## Problem requirements
All the data below goes into the copy word for word, but the pictures don't.
*-*-*
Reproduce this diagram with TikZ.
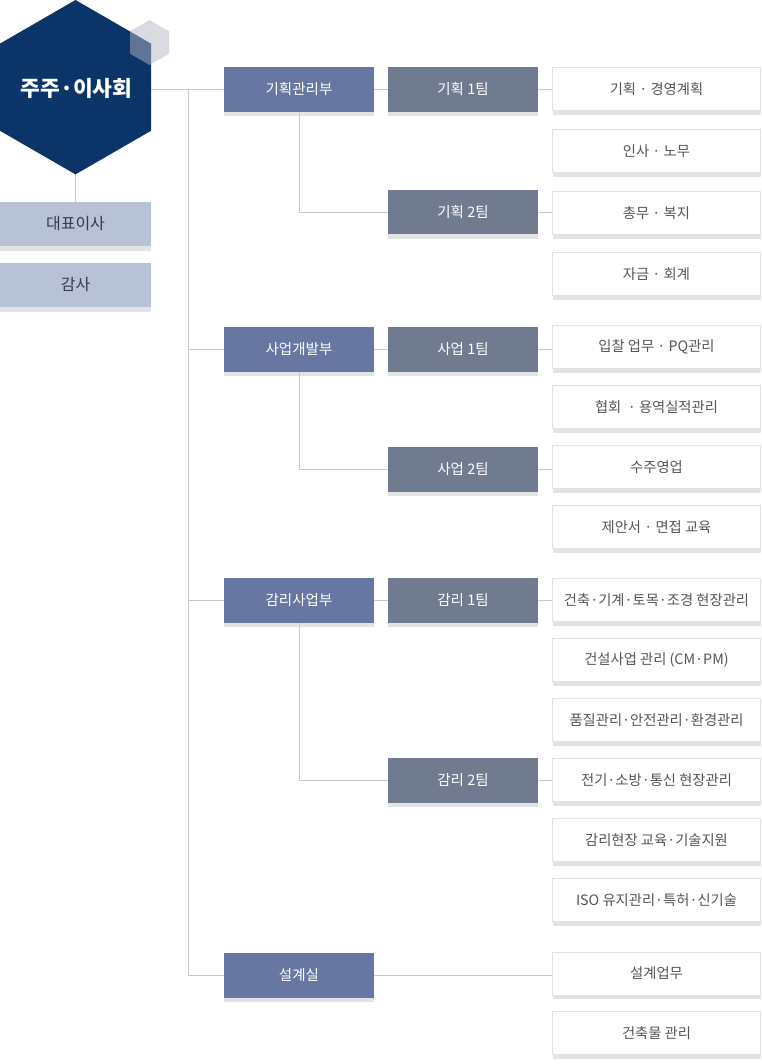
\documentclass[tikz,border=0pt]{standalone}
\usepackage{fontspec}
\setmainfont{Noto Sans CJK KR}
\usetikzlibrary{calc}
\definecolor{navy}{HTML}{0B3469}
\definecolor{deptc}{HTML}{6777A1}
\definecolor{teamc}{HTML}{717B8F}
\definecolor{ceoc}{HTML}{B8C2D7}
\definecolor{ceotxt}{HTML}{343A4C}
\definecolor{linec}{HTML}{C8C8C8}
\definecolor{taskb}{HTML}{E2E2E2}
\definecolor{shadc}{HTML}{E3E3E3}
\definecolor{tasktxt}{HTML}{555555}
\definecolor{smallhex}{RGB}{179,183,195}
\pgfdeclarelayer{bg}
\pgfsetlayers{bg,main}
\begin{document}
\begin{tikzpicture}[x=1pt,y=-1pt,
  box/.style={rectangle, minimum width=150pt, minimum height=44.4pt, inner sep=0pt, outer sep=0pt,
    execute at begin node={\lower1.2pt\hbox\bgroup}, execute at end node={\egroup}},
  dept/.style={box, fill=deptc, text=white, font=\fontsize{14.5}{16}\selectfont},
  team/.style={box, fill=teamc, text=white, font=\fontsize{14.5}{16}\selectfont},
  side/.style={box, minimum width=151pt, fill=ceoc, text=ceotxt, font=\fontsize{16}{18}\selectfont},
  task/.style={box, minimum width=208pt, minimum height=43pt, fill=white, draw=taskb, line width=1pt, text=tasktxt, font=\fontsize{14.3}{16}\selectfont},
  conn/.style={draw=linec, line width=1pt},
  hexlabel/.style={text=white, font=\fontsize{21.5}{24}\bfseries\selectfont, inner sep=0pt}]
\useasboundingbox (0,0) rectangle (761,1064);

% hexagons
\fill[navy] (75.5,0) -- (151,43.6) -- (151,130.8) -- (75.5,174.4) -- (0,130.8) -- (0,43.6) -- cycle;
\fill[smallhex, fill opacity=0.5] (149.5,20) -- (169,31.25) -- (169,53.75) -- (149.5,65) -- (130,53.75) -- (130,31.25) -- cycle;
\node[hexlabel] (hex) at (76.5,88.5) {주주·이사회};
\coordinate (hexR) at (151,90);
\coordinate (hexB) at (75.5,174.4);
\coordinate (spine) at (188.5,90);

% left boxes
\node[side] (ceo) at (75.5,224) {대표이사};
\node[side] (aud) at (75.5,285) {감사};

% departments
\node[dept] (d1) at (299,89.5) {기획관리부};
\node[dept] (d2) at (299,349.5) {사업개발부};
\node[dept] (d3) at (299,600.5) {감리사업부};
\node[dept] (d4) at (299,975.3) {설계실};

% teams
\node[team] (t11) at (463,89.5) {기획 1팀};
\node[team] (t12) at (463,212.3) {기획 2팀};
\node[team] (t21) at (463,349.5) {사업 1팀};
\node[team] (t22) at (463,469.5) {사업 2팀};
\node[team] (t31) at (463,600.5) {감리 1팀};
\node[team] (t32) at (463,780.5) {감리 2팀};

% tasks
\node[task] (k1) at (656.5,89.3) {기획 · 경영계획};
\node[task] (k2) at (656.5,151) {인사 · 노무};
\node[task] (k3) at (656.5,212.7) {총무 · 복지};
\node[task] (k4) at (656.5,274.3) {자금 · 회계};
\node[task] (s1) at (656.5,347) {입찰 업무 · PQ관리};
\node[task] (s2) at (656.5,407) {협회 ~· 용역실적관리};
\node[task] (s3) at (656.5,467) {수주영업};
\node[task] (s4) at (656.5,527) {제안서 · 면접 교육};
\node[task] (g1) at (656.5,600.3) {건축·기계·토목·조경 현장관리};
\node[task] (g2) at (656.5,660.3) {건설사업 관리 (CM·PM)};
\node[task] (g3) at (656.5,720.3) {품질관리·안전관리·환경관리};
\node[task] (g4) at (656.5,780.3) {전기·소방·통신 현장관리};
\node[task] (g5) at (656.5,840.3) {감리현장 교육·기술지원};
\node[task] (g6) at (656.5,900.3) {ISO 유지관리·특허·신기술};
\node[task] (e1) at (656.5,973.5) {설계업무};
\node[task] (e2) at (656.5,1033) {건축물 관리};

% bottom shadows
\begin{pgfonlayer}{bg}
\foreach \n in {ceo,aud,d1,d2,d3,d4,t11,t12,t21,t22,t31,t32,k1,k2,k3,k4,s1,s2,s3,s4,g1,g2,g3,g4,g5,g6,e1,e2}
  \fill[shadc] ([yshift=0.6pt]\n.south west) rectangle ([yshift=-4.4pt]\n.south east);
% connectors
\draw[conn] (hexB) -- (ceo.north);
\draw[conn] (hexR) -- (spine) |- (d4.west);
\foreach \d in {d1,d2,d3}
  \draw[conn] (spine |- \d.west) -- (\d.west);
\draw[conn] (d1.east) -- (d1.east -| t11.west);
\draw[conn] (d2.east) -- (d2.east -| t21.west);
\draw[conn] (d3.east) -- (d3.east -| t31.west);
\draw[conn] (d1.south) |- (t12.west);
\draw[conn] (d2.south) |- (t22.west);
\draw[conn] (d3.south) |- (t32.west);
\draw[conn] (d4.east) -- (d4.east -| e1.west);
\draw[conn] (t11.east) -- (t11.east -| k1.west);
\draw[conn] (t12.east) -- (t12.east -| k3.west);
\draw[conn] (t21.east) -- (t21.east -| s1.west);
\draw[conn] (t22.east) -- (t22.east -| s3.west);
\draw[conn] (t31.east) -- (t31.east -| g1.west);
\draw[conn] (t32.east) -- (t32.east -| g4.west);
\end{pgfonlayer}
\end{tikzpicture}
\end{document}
*-*-*
## Expected output
Reproduce this diagram with TikZ.
\documentclass[tikz,border=0pt]{standalone}
\usepackage{fontspec}
\setmainfont{Noto Sans CJK KR}
\usetikzlibrary{calc}
\definecolor{navy}{HTML}{0B3469}
\definecolor{deptc}{HTML}{6777A1}
\definecolor{teamc}{HTML}{717B8F}
\definecolor{ceoc}{HTML}{B8C2D7}
\definecolor{ceotxt}{HTML}{343A4C}
\definecolor{linec}{HTML}{C8C8C8}
\definecolor{taskb}{HTML}{E2E2E2}
\definecolor{shadc}{HTML}{E3E3E3}
\definecolor{tasktxt}{HTML}{555555}
\definecolor{smallhex}{RGB}{179,183,195}
\pgfdeclarelayer{bg}
\pgfsetlayers{bg,main}
\begin{document}
\begin{tikzpicture}[x=1pt,y=-1pt,
  box/.style={rectangle, minimum width=150pt, minimum height=44.4pt, inner sep=0pt, outer sep=0pt,
    execute at begin node={\lower1.2pt\hbox\bgroup}, execute at end node={\egroup}},
  dept/.style={box, fill=deptc, text=white, font=\fontsize{14.5}{16}\selectfont},
  team/.style={box, fill=teamc, text=white, font=\fontsize{14.5}{16}\selectfont},
  side/.style={box, minimum width=151pt, fill=ceoc, text=ceotxt, font=\fontsize{16}{18}\selectfont},
  task/.style={box, minimum width=208pt, minimum height=43pt, fill=white, draw=taskb, line width=1pt, text=tasktxt, font=\fontsize{14.3}{16}\selectfont},
  conn/.style={draw=linec, line width=1pt},
  hexlabel/.style={text=white, font=\fontsize{21.5}{24}\bfseries\selectfont, inner sep=0pt}]
\useasboundingbox (0,0) rectangle (761,1064);

% hexagons
\fill[navy] (75.5,0) -- (151,43.6) -- (151,130.8) -- (75.5,174.4) -- (0,130.8) -- (0,43.6) -- cycle;
\fill[smallhex, fill opacity=0.5] (149.5,20) -- (169,31.25) -- (169,53.75) -- (149.5,65) -- (130,53.75) -- (130,31.25) -- cycle;
\node[hexlabel] (hex) at (76.5,88.5) {주주·이사회};
\coordinate (hexR) at (151,90);
\coordinate (hexB) at (75.5,174.4);
\coordinate (spine) at (188.5,90);

% left boxes
\node[side] (ceo) at (75.5,224) {대표이사};
\node[side] (aud) at (75.5,285) {감사};

% departments
\node[dept] (d1) at (299,89.5) {기획관리부};
\node[dept] (d2) at (299,349.5) {사업개발부};
\node[dept] (d3) at (299,600.5) {감리사업부};
\node[dept] (d4) at (299,975.3) {설계실};

% teams
\node[team] (t11) at (463,89.5) {기획 1팀};
\node[team] (t12) at (463,212.3) {기획 2팀};
\node[team] (t21) at (463,349.5) {사업 1팀};
\node[team] (t22) at (463,469.5) {사업 2팀};
\node[team] (t31) at (463,600.5) {감리 1팀};
\node[team] (t32) at (463,780.5) {감리 2팀};

% tasks
\node[task] (k1) at (656.5,89.3) {기획 · 경영계획};
\node[task] (k2) at (656.5,151) {인사 · 노무};
\node[task] (k3) at (656.5,212.7) {총무 · 복지};
\node[task] (k4) at (656.5,274.3) {자금 · 회계};
\node[task] (s1) at (656.5,347) {입찰 업무 · PQ관리};
\node[task] (s2) at (656.5,407) {협회 ~· 용역실적관리};
\node[task] (s3) at (656.5,467) {수주영업};
\node[task] (s4) at (656.5,527) {제안서 · 면접 교육};
\node[task] (g1) at (656.5,600.3) {건축·기계·토목·조경 현장관리};
\node[task] (g2) at (656.5,660.3) {건설사업 관리 (CM·PM)};
\node[task] (g3) at (656.5,720.3) {품질관리·안전관리·환경관리};
\node[task] (g4) at (656.5,780.3) {전기·소방·통신 현장관리};
\node[task] (g5) at (656.5,840.3) {감리현장 교육·기술지원};
\node[task] (g6) at (656.5,900.3) {ISO 유지관리·특허·신기술};
\node[task] (e1) at (656.5,973.5) {설계업무};
\node[task] (e2) at (656.5,1033) {건축물 관리};

% bottom shadows
\begin{pgfonlayer}{bg}
\foreach \n in {ceo,aud,d1,d2,d3,d4,t11,t12,t21,t22,t31,t32,k1,k2,k3,k4,s1,s2,s3,s4,g1,g2,g3,g4,g5,g6,e1,e2}
  \fill[shadc] ([yshift=0.6pt]\n.south west) rectangle ([yshift=-4.4pt]\n.south east);
% connectors
\draw[conn] (hexB) -- (ceo.north);
\draw[conn] (hexR) -- (spine) |- (d4.west);
\foreach \d in {d1,d2,d3}
  \draw[conn] (spine |- \d.west) -- (\d.west);
\draw[conn] (d1.east) -- (d1.east -| t11.west);
\draw[conn] (d2.east) -- (d2.east -| t21.west);
\draw[conn] (d3.east) -- (d3.east -| t31.west);
\draw[conn] (d1.south) |- (t12.west);
\draw[conn] (d2.south) |- (t22.west);
\draw[conn] (d3.south) |- (t32.west);
\draw[conn] (d4.east) -- (d4.east -| e1.west);
\draw[conn] (t11.east) -- (t11.east -| k1.west);
\draw[conn] (t12.east) -- (t12.east -| k3.west);
\draw[conn] (t21.east) -- (t21.east -| s1.west);
\draw[conn] (t22.east) -- (t22.east -| s3.west);
\draw[conn] (t31.east) -- (t31.east -| g1.west);
\draw[conn] (t32.east) -- (t32.east -| g4.west);
\end{pgfonlayer}
\end{tikzpicture}
\end{document}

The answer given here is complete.